__Data provided__.
--------------------------------

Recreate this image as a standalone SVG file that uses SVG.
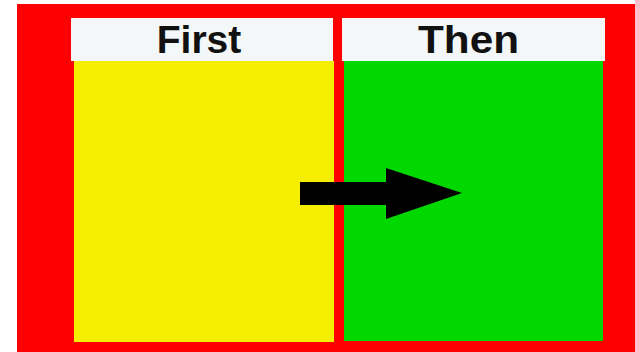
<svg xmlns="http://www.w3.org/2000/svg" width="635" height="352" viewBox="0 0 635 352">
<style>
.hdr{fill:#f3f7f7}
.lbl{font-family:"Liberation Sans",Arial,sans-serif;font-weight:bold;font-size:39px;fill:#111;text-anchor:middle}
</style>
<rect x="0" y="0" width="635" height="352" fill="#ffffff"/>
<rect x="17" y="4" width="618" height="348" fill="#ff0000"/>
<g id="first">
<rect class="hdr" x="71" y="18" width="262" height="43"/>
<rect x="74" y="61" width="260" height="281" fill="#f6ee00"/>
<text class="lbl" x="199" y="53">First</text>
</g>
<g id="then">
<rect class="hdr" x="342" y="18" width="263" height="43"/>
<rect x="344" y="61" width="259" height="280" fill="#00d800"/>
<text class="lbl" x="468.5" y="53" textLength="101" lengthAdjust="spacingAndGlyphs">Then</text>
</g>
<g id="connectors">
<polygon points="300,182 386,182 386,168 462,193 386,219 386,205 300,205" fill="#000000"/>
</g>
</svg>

--------------------------------

__What you are asked to do__.
Omit each picture, then return all of the listing exactly as it stands.

__The reply__.
Recreate this image as a standalone SVG file that uses SVG.
<svg xmlns="http://www.w3.org/2000/svg" width="635" height="352" viewBox="0 0 635 352">
<style>
.hdr{fill:#f3f7f7}
.lbl{font-family:"Liberation Sans",Arial,sans-serif;font-weight:bold;font-size:39px;fill:#111;text-anchor:middle}
</style>
<rect x="0" y="0" width="635" height="352" fill="#ffffff"/>
<rect x="17" y="4" width="618" height="348" fill="#ff0000"/>
<g id="first">
<rect class="hdr" x="71" y="18" width="262" height="43"/>
<rect x="74" y="61" width="260" height="281" fill="#f6ee00"/>
<text class="lbl" x="199" y="53">First</text>
</g>
<g id="then">
<rect class="hdr" x="342" y="18" width="263" height="43"/>
<rect x="344" y="61" width="259" height="280" fill="#00d800"/>
<text class="lbl" x="468.5" y="53" textLength="101" lengthAdjust="spacingAndGlyphs">Then</text>
</g>
<g id="connectors">
<polygon points="300,182 386,182 386,168 462,193 386,219 386,205 300,205" fill="#000000"/>
</g>
</svg>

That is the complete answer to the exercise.